■ YOUR INSTRUCTIONS
Return, exactly as written, the lines that start at the one holding "Clone this chart in Apache ECharts." and end at the one holding "const yTicks = [2, 3, 4, 5, 6, 7, 8, 9, 10];", with both of those lines kept. Skip any pictures.

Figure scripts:

⟨

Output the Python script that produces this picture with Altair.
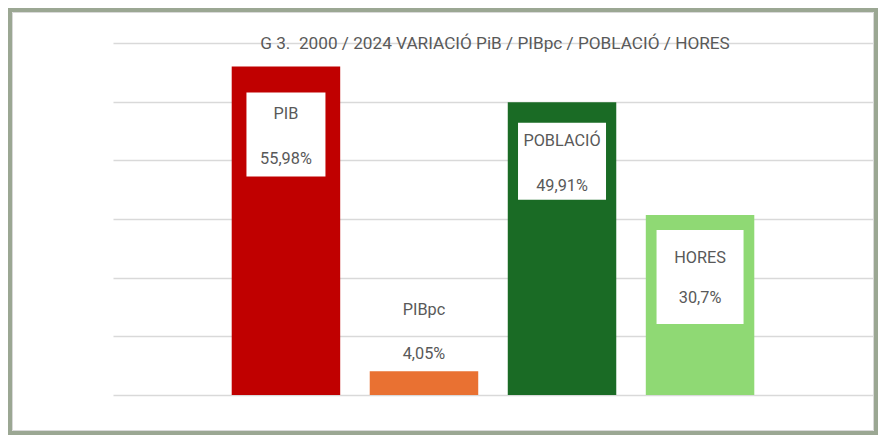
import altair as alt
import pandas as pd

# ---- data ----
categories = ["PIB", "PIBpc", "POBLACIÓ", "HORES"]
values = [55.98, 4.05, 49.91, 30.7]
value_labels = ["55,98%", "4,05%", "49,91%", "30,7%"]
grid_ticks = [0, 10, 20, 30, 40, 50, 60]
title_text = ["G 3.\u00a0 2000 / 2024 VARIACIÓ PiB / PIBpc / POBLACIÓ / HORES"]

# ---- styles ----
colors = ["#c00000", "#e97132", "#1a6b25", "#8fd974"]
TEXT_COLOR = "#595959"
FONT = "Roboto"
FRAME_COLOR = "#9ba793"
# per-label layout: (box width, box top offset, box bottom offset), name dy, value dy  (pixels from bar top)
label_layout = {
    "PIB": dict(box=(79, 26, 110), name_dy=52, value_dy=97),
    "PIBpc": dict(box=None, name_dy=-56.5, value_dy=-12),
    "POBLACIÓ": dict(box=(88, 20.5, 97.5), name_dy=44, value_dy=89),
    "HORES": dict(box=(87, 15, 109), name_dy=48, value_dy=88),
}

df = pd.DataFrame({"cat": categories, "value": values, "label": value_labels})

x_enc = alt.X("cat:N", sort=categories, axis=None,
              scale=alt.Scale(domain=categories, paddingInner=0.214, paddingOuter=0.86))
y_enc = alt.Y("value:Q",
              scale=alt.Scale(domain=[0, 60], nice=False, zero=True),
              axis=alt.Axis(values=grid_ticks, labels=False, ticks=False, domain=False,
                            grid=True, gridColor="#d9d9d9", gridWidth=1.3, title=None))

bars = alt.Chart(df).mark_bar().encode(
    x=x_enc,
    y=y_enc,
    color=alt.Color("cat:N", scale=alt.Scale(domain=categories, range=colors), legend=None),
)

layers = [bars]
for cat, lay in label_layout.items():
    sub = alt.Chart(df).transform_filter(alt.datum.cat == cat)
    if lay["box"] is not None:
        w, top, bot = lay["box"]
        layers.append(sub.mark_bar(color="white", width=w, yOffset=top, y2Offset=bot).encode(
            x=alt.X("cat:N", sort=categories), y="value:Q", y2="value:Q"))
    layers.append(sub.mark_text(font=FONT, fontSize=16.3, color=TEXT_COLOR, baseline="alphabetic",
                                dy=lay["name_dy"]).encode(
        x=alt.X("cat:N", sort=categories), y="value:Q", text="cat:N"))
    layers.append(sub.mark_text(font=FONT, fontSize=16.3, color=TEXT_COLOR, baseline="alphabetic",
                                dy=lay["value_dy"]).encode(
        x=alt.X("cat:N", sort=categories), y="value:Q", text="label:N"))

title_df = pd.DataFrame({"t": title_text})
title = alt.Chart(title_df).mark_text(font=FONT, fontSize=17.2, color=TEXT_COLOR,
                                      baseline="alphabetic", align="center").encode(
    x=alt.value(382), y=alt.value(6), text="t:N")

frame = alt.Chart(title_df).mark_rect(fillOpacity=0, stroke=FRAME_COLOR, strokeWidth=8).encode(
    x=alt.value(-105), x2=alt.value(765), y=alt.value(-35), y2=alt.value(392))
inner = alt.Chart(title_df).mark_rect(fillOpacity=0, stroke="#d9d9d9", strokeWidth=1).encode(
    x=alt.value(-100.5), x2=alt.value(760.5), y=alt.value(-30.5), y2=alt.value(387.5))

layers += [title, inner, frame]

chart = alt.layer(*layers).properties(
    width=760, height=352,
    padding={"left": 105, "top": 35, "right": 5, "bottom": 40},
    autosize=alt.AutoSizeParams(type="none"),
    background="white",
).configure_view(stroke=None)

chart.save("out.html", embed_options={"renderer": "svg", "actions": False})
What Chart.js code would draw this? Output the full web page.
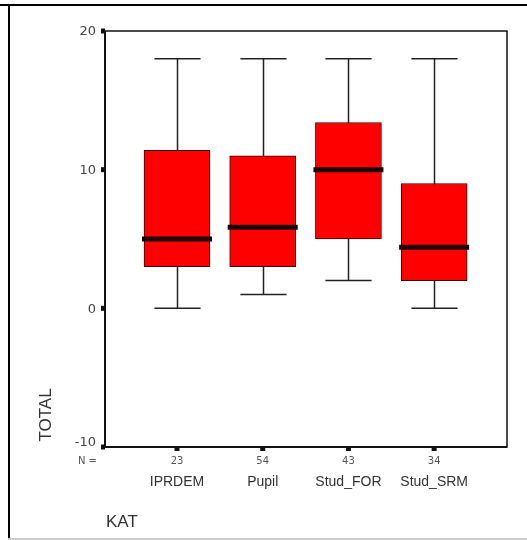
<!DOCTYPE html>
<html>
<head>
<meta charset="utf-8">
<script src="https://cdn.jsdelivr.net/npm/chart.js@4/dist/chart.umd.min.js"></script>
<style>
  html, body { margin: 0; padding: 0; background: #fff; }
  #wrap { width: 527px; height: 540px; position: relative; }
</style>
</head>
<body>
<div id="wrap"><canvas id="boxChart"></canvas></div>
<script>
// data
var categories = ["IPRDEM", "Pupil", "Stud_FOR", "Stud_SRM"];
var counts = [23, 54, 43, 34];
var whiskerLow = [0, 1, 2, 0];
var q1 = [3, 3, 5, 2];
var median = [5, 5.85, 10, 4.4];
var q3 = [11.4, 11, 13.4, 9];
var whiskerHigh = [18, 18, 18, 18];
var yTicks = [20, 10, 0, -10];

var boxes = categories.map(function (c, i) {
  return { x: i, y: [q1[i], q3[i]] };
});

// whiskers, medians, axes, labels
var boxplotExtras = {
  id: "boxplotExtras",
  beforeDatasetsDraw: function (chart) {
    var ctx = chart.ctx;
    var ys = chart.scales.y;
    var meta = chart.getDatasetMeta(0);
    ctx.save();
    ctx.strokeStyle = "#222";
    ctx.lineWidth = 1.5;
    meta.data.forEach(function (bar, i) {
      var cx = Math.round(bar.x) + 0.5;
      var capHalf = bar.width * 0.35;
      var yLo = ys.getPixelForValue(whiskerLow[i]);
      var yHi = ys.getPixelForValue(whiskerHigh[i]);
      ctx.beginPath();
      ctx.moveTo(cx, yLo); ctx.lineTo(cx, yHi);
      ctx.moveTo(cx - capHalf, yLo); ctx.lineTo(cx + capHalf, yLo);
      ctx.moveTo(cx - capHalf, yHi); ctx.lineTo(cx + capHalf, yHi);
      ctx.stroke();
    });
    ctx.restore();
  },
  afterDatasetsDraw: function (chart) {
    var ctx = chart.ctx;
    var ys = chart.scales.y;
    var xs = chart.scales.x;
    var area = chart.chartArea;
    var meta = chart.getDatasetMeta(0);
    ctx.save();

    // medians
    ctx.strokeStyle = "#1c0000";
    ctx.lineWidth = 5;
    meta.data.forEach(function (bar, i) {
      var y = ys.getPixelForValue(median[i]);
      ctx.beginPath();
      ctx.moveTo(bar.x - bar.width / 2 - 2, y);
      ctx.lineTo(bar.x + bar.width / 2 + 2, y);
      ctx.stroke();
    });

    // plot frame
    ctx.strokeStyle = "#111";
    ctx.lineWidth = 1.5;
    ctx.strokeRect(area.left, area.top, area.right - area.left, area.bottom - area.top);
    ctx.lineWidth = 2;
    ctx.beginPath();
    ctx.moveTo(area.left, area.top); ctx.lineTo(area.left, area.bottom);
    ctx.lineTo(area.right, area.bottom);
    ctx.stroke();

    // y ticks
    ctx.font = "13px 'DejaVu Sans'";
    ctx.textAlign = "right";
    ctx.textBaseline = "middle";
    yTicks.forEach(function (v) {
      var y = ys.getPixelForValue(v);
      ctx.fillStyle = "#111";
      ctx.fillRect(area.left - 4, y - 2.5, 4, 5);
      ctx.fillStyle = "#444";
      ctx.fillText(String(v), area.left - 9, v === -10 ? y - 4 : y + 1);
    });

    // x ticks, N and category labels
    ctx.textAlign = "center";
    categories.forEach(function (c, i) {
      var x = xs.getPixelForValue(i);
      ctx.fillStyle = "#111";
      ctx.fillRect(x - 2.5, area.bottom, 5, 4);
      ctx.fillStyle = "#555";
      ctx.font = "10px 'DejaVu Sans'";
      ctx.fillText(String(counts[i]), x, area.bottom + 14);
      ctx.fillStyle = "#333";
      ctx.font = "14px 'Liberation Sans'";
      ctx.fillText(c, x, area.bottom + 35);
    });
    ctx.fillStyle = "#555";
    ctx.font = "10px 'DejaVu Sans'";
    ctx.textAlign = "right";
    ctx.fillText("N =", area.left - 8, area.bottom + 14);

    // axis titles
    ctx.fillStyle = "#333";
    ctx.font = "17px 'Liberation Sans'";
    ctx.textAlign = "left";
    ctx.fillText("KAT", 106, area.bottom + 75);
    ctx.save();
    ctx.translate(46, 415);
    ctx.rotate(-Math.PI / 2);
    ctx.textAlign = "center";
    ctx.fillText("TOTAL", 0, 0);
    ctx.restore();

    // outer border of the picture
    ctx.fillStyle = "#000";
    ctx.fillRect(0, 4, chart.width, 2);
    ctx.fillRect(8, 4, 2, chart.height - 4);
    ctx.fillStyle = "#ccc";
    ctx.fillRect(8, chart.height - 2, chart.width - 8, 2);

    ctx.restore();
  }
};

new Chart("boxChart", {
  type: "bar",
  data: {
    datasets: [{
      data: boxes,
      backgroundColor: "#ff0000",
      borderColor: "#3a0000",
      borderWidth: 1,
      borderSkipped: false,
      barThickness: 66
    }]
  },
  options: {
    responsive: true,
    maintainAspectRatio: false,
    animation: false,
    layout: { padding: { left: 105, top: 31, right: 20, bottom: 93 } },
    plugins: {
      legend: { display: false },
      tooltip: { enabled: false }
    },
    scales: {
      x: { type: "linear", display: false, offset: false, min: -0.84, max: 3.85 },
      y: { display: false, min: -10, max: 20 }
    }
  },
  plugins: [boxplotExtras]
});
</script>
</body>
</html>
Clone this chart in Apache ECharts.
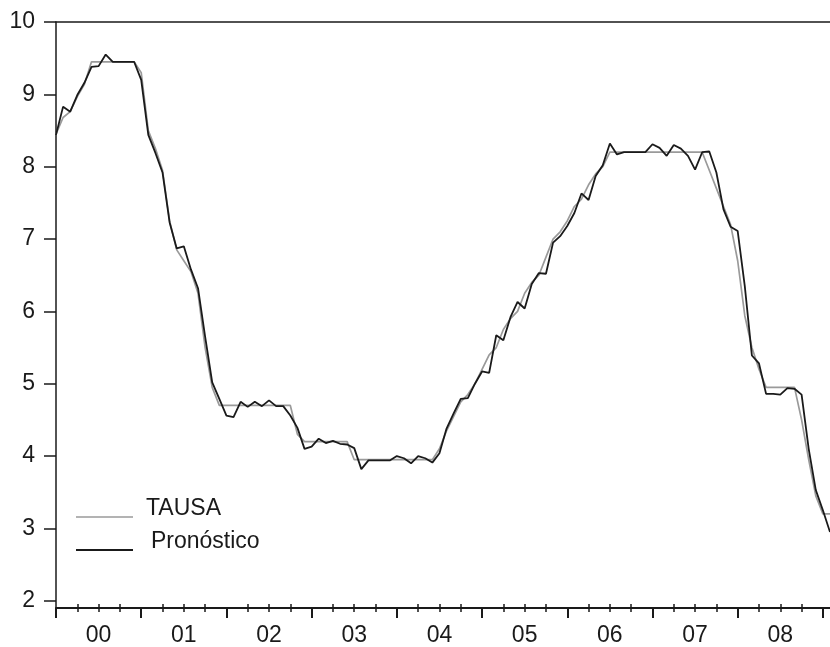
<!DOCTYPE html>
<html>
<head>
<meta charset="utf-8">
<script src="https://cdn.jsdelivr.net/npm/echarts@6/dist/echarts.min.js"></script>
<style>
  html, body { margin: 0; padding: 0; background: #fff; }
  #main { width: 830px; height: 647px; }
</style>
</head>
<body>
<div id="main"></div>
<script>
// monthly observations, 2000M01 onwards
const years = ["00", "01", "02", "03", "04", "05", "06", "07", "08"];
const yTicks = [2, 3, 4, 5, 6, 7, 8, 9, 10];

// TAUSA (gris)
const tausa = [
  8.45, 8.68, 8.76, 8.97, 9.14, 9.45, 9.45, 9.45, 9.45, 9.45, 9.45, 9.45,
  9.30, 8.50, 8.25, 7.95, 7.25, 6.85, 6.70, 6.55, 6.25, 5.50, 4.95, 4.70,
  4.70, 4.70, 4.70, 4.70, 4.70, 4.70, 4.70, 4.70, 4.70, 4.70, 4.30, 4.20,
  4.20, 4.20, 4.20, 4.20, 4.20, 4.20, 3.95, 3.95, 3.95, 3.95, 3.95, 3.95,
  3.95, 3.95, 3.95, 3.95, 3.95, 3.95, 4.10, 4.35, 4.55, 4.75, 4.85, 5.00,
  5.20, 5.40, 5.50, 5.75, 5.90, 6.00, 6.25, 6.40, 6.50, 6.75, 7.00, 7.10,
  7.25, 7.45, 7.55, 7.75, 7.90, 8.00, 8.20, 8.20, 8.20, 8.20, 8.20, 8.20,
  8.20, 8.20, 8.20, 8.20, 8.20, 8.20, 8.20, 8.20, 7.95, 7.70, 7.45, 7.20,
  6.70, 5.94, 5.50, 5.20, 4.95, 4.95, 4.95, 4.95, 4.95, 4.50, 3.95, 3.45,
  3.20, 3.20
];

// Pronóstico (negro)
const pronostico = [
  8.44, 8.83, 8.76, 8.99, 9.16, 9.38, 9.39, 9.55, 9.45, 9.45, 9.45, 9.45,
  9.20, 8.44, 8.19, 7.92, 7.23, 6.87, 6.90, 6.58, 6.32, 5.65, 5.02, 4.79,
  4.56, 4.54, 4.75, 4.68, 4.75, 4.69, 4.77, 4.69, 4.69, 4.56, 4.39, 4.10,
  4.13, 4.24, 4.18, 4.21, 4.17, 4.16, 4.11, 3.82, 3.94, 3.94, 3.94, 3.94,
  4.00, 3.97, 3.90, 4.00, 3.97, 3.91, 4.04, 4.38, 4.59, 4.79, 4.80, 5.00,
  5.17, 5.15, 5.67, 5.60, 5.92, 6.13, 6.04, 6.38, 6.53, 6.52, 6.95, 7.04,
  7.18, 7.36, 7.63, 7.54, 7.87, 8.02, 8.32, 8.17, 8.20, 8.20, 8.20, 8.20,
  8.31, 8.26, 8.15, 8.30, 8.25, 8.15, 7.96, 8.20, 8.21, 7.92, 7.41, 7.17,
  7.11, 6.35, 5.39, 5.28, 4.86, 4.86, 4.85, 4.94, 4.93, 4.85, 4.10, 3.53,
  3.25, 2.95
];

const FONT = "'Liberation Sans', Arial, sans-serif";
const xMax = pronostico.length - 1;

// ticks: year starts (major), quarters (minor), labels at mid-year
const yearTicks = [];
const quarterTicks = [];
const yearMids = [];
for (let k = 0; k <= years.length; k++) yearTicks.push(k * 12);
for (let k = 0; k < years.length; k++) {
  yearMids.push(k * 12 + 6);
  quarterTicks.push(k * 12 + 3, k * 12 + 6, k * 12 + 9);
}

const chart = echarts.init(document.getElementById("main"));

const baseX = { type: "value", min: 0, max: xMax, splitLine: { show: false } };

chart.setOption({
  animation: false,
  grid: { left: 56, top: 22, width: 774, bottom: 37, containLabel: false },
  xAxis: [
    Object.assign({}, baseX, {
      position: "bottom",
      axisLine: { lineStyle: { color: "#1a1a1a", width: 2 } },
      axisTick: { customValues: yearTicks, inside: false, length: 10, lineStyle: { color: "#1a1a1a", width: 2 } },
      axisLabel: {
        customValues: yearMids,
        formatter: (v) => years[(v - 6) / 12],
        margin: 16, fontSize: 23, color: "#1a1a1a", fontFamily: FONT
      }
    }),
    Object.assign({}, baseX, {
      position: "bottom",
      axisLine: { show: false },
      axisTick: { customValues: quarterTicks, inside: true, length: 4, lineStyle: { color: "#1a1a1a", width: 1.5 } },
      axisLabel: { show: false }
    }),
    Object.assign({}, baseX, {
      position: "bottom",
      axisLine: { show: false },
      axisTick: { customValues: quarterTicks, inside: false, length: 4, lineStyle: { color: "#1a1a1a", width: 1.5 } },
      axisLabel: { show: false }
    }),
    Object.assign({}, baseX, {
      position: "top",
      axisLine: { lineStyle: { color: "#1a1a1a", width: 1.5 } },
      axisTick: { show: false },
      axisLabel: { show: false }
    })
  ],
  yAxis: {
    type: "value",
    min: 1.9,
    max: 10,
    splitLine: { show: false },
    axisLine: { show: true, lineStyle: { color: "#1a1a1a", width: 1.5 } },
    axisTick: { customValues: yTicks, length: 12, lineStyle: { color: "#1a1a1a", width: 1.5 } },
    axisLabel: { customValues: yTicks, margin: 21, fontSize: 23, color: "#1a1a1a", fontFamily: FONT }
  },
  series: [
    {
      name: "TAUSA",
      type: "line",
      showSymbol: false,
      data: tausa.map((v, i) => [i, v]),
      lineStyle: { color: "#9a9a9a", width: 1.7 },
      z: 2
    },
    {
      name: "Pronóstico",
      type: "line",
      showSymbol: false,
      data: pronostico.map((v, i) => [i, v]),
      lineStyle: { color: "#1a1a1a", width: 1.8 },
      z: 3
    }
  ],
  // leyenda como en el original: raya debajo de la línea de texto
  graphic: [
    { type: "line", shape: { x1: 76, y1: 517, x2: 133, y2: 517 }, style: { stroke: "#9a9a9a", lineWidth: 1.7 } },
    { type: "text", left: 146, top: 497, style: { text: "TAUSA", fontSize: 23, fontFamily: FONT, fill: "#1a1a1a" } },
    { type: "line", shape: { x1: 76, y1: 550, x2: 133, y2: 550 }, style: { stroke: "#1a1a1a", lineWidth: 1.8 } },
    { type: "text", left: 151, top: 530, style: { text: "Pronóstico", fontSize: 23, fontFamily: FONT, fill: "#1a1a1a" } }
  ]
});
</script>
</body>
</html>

⟩

■ CORRECT RESPONSE
Clone this chart in Apache ECharts.
<!DOCTYPE html>
<html>
<head>
<meta charset="utf-8">
<script src="https://cdn.jsdelivr.net/npm/echarts@6/dist/echarts.min.js"></script>
<style>
  html, body { margin: 0; padding: 0; background: #fff; }
  #main { width: 830px; height: 647px; }
</style>
</head>
<body>
<div id="main"></div>
<script>
// monthly observations, 2000M01 onwards
const years = ["00", "01", "02", "03", "04", "05", "06", "07", "08"];
const yTicks = [2, 3, 4, 5, 6, 7, 8, 9, 10];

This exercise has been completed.